Industry

Cuadrilla pulls back from another licence

Cuadrilla Resources is to give up operation of one of its Yorkshire licences, under an agreement announced today.

Licences PEDL347 and neighbouring PL81. Map: UKOGL

The news follows an confirmation last week that Cuadrilla had relinquished three shale gas licences in Yorkshire.

Today’s announcement centres on PEDL347, operated with a 100% stake by the company’s subsidiary, Cuadrilla North Cleveland. The licence area includes Scarborough in North Yorkshire and land to the south into East Yorkshire.

Under a deal with Egdon Resources and York Energy, Cuadrilla will give up the operation of PEDL347 and reduce its stake to 25%.

In return, Cuadrilla will take a 25% stake in the neighbouring licence, PL81, previously held by Third Energy, now York Energy.

If the agreement goes ahead, Cuadrilla will be the operator of just two licences in Lancashire and four in Yorkshire. None of these licences is currently producing oil or gas.

Cuadrilla also has stake in PEDL244, the Balcombe licence, now operated by Angus Energy. The Balcombe site, which is mothballed, is the subject of a legal challenge.

Last week, Cuadrilla’s parent company reported it had secured a one-year extension to the initial term of PEDL347 from the industry regulator. PEDL347 was granted to Cuadrilla in 2016. At the time, it was described as a shale gas licence.

Weaverthorpe gas prospect

Today’s announcement centres on the Weaverthorpe gas prospect, which spans PEDL347 and PL81, and is described as a “shallow Sherwood sandstone conventional prospect”.

In a statement, Egdon Resources said it would become the operator of PEDL347 and take a 52.5% interest. It also said it had exercised an option to farm-in to PL81 under an agreement announced earlier this year. This would also give Egdon a 52.5% stake in PL81.

Egdon said it has reprocessed and interpreted 214km of 2D seismic data and has carried out further studies, which confirmed that Weaverthorpe was a “material, commercially-viable prospect”.

The company will pay 100% of the costs of a well, to be drilled in the next three years, to test the prospect. It will also pay all the 2023 licences fees for PL81 and the regulatory and legal costs of transferring the licence interests.

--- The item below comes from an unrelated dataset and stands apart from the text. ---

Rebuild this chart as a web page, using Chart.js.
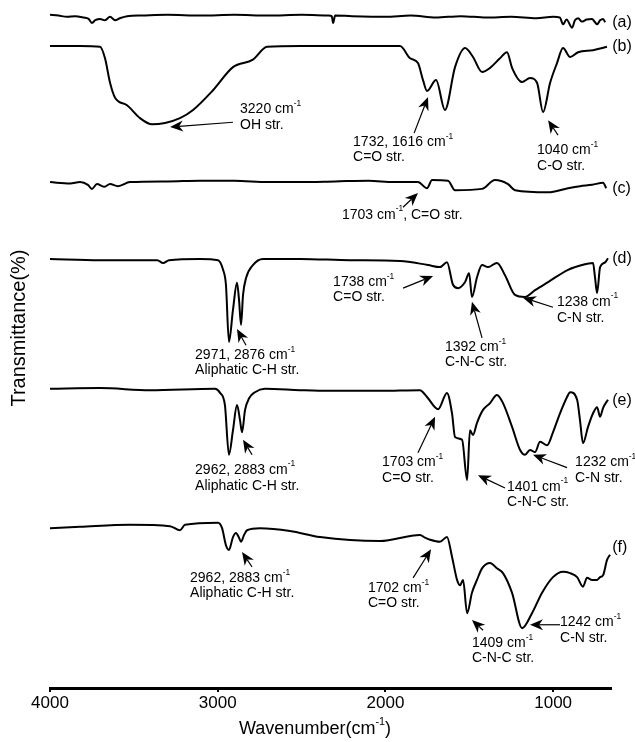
<!DOCTYPE html>
<html>
<head>
<meta charset="utf-8">
<script src="https://cdn.jsdelivr.net/npm/chart.js@4.4.1/dist/chart.umd.min.js"></script>
<style>
    html, body { margin: 0; padding: 0; background: #fff; }
    #wrap { width: 635px; height: 742px; position: relative; }
</style>
</head>
<body>
<div id="wrap"><canvas id="ftirChart"></canvas></div>
<script>
const FONT = "'Liberation Sans', Arial, sans-serif";

// Sumbu x (bilangan gelombang, cm-1)
const xTicks = [4000, 3000, 2000, 1000];
const xMin = 655;
const xMax = 4000;

// Spektrum (a) - (f), transmitansi dengan offset (unit bebas, 0-100)
const waveA = [4000, 3950, 3900, 3850, 3800, 3770, 3750, 3730, 3702, 3672, 3642, 3612, 3583, 3540, 3450, 3300, 3100, 2900, 2700, 2500, 2340, 2320, 2312, 2300, 2200, 2000, 1850, 1700, 1550, 1400, 1250, 1100, 1000, 960, 941, 920, 887, 870, 851, 830, 800, 768, 750, 738, 720, 702, 690];
const transA = [99.0, 98.9, 98.7, 98.8, 98.6, 98.4, 97.8, 98.2, 98.4, 98.2, 98.7, 98.2, 98.5, 98.8, 98.9, 99.0, 98.9, 99.0, 98.9, 99.0, 98.9, 98.8, 97.8, 98.9, 98.8, 98.7, 98.9, 98.6, 98.8, 98.6, 98.7, 98.5, 98.7, 98.6, 97.6, 98.3, 97.1, 98.2, 98.5, 98.0, 98.3, 98.4, 97.9, 97.6, 98.2, 98.4, 97.9];

const waveB = [4000, 3821, 3702, 3672, 3642, 3612, 3541, 3463, 3392, 3314, 3225, 3147, 3028, 2909, 2790, 2706, 2509, 2211, 1913, 1853, 1806, 1776, 1752, 1698, 1645, 1585, 1525, 1478, 1424, 1376, 1317, 1275, 1245, 1185, 1138, 1096, 1060, 1018, 977, 941, 899, 851, 762, 679];
const transB = [94.4, 94.4, 94.3, 92.6, 89.0, 86.8, 85.7, 83.8, 82.9, 83.1, 83.8, 85.0, 87.9, 91.3, 92.4, 94.3, 94.4, 94.4, 94.4, 92.6, 91.9, 89.4, 87.8, 89.4, 85.0, 91.3, 94.1, 92.8, 90.6, 91.2, 92.6, 93.5, 91.2, 89.1, 89.7, 89.0, 84.7, 89.0, 91.9, 94.1, 92.8, 93.5, 93.8, 94.3];

const waveC = [4000, 3880, 3821, 3774, 3750, 3720, 3678, 3642, 3595, 3523, 3300, 3106, 2900, 2700, 2509, 2300, 2100, 1950, 1806, 1752, 1722, 1627, 1585, 1424, 1347, 1269, 1227, 1030, 911, 840, 768, 702, 684];
const transC = [74.4, 74.2, 74.4, 74.0, 73.4, 74.1, 73.7, 74.1, 73.8, 74.4, 74.5, 74.6, 74.6, 74.4, 74.4, 74.5, 74.6, 74.4, 74.4, 73.5, 74.7, 74.6, 73.2, 73.4, 74.7, 74.1, 73.2, 72.9, 73.5, 73.8, 74.0, 74.3, 73.5];

const waveD = [4000, 3702, 3360, 3326, 3290, 3106, 2998, 2968, 2951, 2933, 2909, 2885, 2873, 2861, 2849, 2831, 2790, 2730, 2509, 2211, 1913, 1746, 1675, 1633, 1597, 1567, 1525, 1501, 1484, 1454, 1424, 1388, 1335, 1287, 1227, 1168, 1108, 1030, 911, 828, 762, 750, 738, 720, 690, 673];
const transD = [63.1, 62.9, 62.9, 62.5, 62.9, 63.1, 62.9, 61.5, 59.3, 50.9, 55.6, 59.6, 57.1, 53.4, 57.8, 60.3, 62.2, 63.1, 63.1, 62.9, 62.8, 62.2, 61.9, 62.6, 59.3, 58.8, 59.7, 61.0, 57.5, 60.4, 62.2, 61.9, 62.5, 60.7, 57.8, 57.5, 58.5, 59.7, 61.5, 62.2, 62.5, 60.3, 58.1, 61.9, 62.6, 63.2];

const waveE = [4000, 3702, 3404, 3016, 2986, 2957, 2933, 2909, 2885, 2867, 2855, 2837, 2813, 2778, 2718, 2509, 2330, 2032, 1794, 1752, 1686, 1633, 1603, 1585, 1543, 1513, 1496, 1478, 1454, 1418, 1376, 1335, 1299, 1245, 1197, 1168, 1138, 1108, 1078, 1036, 1001, 959, 917, 899, 857, 840, 822, 792, 762, 738, 720, 702, 673];
const transE = [44.0, 44.1, 43.8, 44.0, 43.4, 41.6, 34.3, 37.9, 41.6, 39.4, 37.6, 40.9, 42.6, 43.5, 44.0, 43.8, 43.7, 43.7, 43.8, 42.8, 41.0, 43.4, 40.4, 36.9, 36.5, 30.6, 37.9, 37.2, 39.0, 40.9, 41.9, 43.1, 41.9, 38.4, 35.0, 34.3, 35.0, 34.7, 36.2, 35.7, 37.6, 40.4, 42.8, 43.5, 42.4, 39.4, 36.0, 38.4, 40.4, 41.3, 39.9, 41.2, 42.4];

const waveF = [4000, 3821, 3523, 3284, 3225, 3195, 2998, 2974, 2951, 2933, 2909, 2891, 2873, 2861, 2843, 2825, 2748, 2569, 2390, 2032, 1794, 1764, 1734, 1675, 1633, 1603, 1573, 1555, 1537, 1513, 1484, 1454, 1424, 1376, 1335, 1299, 1245, 1185, 1126, 1066, 1001, 941, 899, 857, 822, 798, 768, 738, 720, 702, 679, 661];
const transF = [23.5, 23.7, 24.0, 23.8, 23.2, 24.0, 24.3, 23.5, 21.0, 20.3, 22.2, 22.8, 22.1, 21.5, 22.5, 23.2, 23.5, 23.1, 22.2, 21.6, 22.5, 22.1, 21.8, 21.5, 22.2, 19.3, 15.9, 15.1, 15.9, 11.0, 14.0, 15.9, 17.6, 18.4, 17.6, 16.9, 14.0, 8.8, 11.0, 14.0, 16.3, 17.1, 16.9, 16.3, 14.9, 16.2, 15.9, 15.9, 16.3, 16.6, 18.8, 19.6];

// Label kurva di sisi kanan
const curveLabels = ['(a)', '(b)', '(c)', '(d)', '(e)', '(f)'];
const curveLabelWave = 648;
const curveLabelTrans = [97.9, 94.3, 73.5, 63.1, 42.2, 20.7];

// Anotasi puncak: teks (w, v per baris), ekor dan ujung panah
const peakNotes = [
    { lines: ['3220 cm^{-1}', 'OH str.'], at: [2867, 85.1, 82.8], tail: [2909, 83.2], tip: [3284, 82.5] },
    { lines: ['1732, 1616 cm^{-1}', 'C=O str.'], at: [2193, 80.3, 78.1], tail: [1829, 81.6], tip: [1746, 86.9] },
    { lines: ['1040 cm^{-1}', 'C-O str.'], at: [1096, 79.1, 76.8], tail: [971, 81.3], tip: [1030, 83.5] },
    { lines: ['1703 cm^{-1}, C=O str.'], at: [2259, 69.6], tail: [1895, 70.7], tip: [1806, 72.8] },
    { lines: ['2971, 2876 cm^{-1}', 'Aliphatic C-H str.'], at: [3135, 49.0, 46.8], tail: [2831, 50.4], tip: [2885, 52.8] },
    { lines: ['1738 cm^{-1}', 'C=O str.'], at: [2312, 59.7, 57.5], tail: [1895, 58.8], tip: [1716, 60.6] },
    { lines: ['1392 cm^{-1}', 'C-N-C str.'], at: [1645, 50.1, 47.9], tail: [1424, 51.5], tip: [1484, 56.8] },
    { lines: ['1238 cm^{-1}', 'C-N str.'], at: [977, 56.8, 54.4], tail: [1001, 56.0], tip: [1180, 57.4] },
    { lines: ['2962, 2883 cm^{-1}', 'Aliphatic C-H str.'], at: [3135, 32.1, 29.7], tail: [2795, 34.3], tip: [2849, 36.5] },
    { lines: ['1703 cm^{-1}', 'C=O str.'], at: [2020, 33.2, 30.9], tail: [1806, 34.6], tip: [1704, 39.9] },
    { lines: ['1401 cm^{-1}', 'C-N-C str.'], at: [1275, 29.6, 27.4], tail: [1287, 29.4], tip: [1448, 31.3] },
    { lines: ['1232 cm^{-1}', 'C-N str.'], at: [869, 33.2, 30.9], tail: [917, 32.4], tip: [1120, 34.3] },
    { lines: ['2962, 2883 cm^{-1}', 'Aliphatic C-H str.'], at: [3165, 16.2, 14.0], tail: [2795, 17.8], tip: [2855, 20.0] },
    { lines: ['1702 cm^{-1}', 'C=O str.'], at: [2104, 14.7, 12.5], tail: [1835, 16.2], tip: [1728, 20.4] },
    { lines: ['1409 cm^{-1}', 'C-N-C str.'], at: [1484, 6.6, 4.4], tail: [1418, 8.5], tip: [1484, 10.0] },
    { lines: ['1242 cm^{-1}', 'C-N str.'], at: [959, 9.7, 7.4], tail: [959, 9.3], tip: [1138, 9.3] },
];

const spectra = [
    [waveA, transA], [waveB, transB], [waveC, transC],
    [waveD, transD], [waveE, transE], [waveF, transF],
];

/**
 * Menulis teks dengan superskrip (format ^{...}).
 */
function drawRich(ctx, text, x, y, size, align) {
    const parts = text.split(/\^\{([^}]*)\}/).map((t, i) => ({ text: t, sup: i % 2 === 1 }));
    const fontOf = p => `${p.sup ? size * 0.6 : size}px ${FONT}`;
    let total = 0;
    parts.forEach(p => {
        ctx.font = fontOf(p);
        p.w = ctx.measureText(p.text).width;
        total += p.w;
    });
    let cx = align === 'center' ? x - total / 2 : x;
    ctx.textAlign = 'left';
    ctx.textBaseline = 'middle';
    parts.forEach(p => {
        ctx.font = fontOf(p);
        ctx.fillText(p.text, cx, p.sup ? y - size * 0.4 : y);
        cx += p.w;
    });
}

/**
 * Menggambar panah dengan kepala segitiga berlekuk.
 */
function drawArrow(ctx, x0, y0, x1, y1) {
    const ang = Math.atan2(y1 - y0, x1 - x0);
    const L = 13, W = 5.5;
    const dx = Math.cos(ang), dy = Math.sin(ang);
    const nx = x1 - dx * L * 0.7, ny = y1 - dy * L * 0.7;
    ctx.lineWidth = 1.2;
    ctx.beginPath();
    ctx.moveTo(x0, y0);
    ctx.lineTo(nx, ny);
    ctx.stroke();
    ctx.beginPath();
    ctx.moveTo(x1, y1);
    ctx.lineTo(x1 - dx * L - dy * W, y1 - dy * L + dx * W);
    ctx.lineTo(nx, ny);
    ctx.lineTo(x1 - dx * L + dy * W, y1 - dy * L - dx * W);
    ctx.closePath();
    ctx.fill();
}

const notesPlugin = {
    id: 'peakNotes',
    afterDraw(chart) {
        const { ctx, scales: { x, y } } = chart;
        ctx.save();
        ctx.fillStyle = '#000';
        ctx.strokeStyle = '#000';

        peakNotes.forEach(n => {
            drawArrow(ctx,
                x.getPixelForValue(n.tail[0]), y.getPixelForValue(n.tail[1]),
                x.getPixelForValue(n.tip[0]), y.getPixelForValue(n.tip[1]));
            const lx = x.getPixelForValue(n.at[0]);
            n.lines.forEach((line, i) => drawRich(ctx, line, lx, y.getPixelForValue(n.at[i + 1]), 14, 'left'));
        });

        curveLabels.forEach((lab, i) => {
            drawRich(ctx, lab, x.getPixelForValue(curveLabelWave), y.getPixelForValue(curveLabelTrans[i]), 16, 'left');
        });

        // Judul sumbu
        drawRich(ctx, 'Wavenumber(cm^{-1})', 315, 729, 18, 'center');
        ctx.translate(19, 328);
        ctx.rotate(-Math.PI / 2);
        drawRich(ctx, 'Transmittance(%)', 0, 0, 20, 'center');
        ctx.restore();
    }
};

const ctx = document.getElementById('ftirChart');
new Chart(ctx, {
    type: 'line',
    data: {
        datasets: spectra.map(([w, t], i) => ({
            label: curveLabels[i],
            data: w.map((v, k) => ({ x: v, y: t[k] })),
            borderColor: '#000',
            borderWidth: 2,
            pointRadius: 0,
            cubicInterpolationMode: 'monotone',
            fill: false,
        }))
    },
    options: {
        responsive: true,
        maintainAspectRatio: false,
        animation: false,
        layout: { padding: { left: 50, right: 24, top: 8, bottom: 27.6 } },
        plugins: { legend: { display: false }, tooltip: { enabled: false } },
        scales: {
            x: {
                type: 'linear',
                reverse: true,
                min: xMin,
                max: xMax,
                afterBuildTicks: axis => { axis.ticks = xTicks.map(v => ({ value: v })); },
                grid: { display: true, drawOnChartArea: false, drawTicks: true, tickLength: 4, color: '#000', lineWidth: 2 },
                border: { display: true, color: '#000', width: 3 },
                ticks: {
                    color: '#000',
                    padding: 1,
                    maxRotation: 0,
                    font: { family: FONT, size: 17 },
                    callback: value => String(value)
                }
            },
            y: { display: false, min: 0, max: 100 }
        }
    },
    plugins: [notesPlugin]
});
</script>
</body>
</html>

Mark Abbott, managing director of Egdon, described Weaverthorpe as “a robust and commercially attractive conventional gas prospect”.

He said:

“This has triggered the exercise of the Option on PL081 and an agreement with Cuadrilla in respect of PEDL347, which when concluded, will cover the entire prospect area and allow the optimal appraisal and development of Weaverthorpe on behalf of the new Joint Venture.

“Indigenous gas resource like Weaverthorpe provide local employment and generate taxes whilst having compelling environmental and security of supply benefits by reducing the UK’s increasing reliance on imports of LNG which carry significantly higher pre-combustion emissions. Producing gas from Weaverthorpe would be fully aligned with the Government’s Energy Security Strategy and Net Zero targets.”

Egdon said the three companies aimed to complete the farm-in and equalisation of interests between the two licences within six weeks. They aimed to agree a joint operating agreement in a further six weeks.

2 replies »

  1. If the government is so concerned for energy security it would ban fracking and venting as Norway did 52 years ago. Why has this country one dumb government after another?

  2. What would that do for energy security??

    Nothing. It may or may not achieve other things, but energy security has no connection at all.

    As they say, “we” get the government “we” deserve.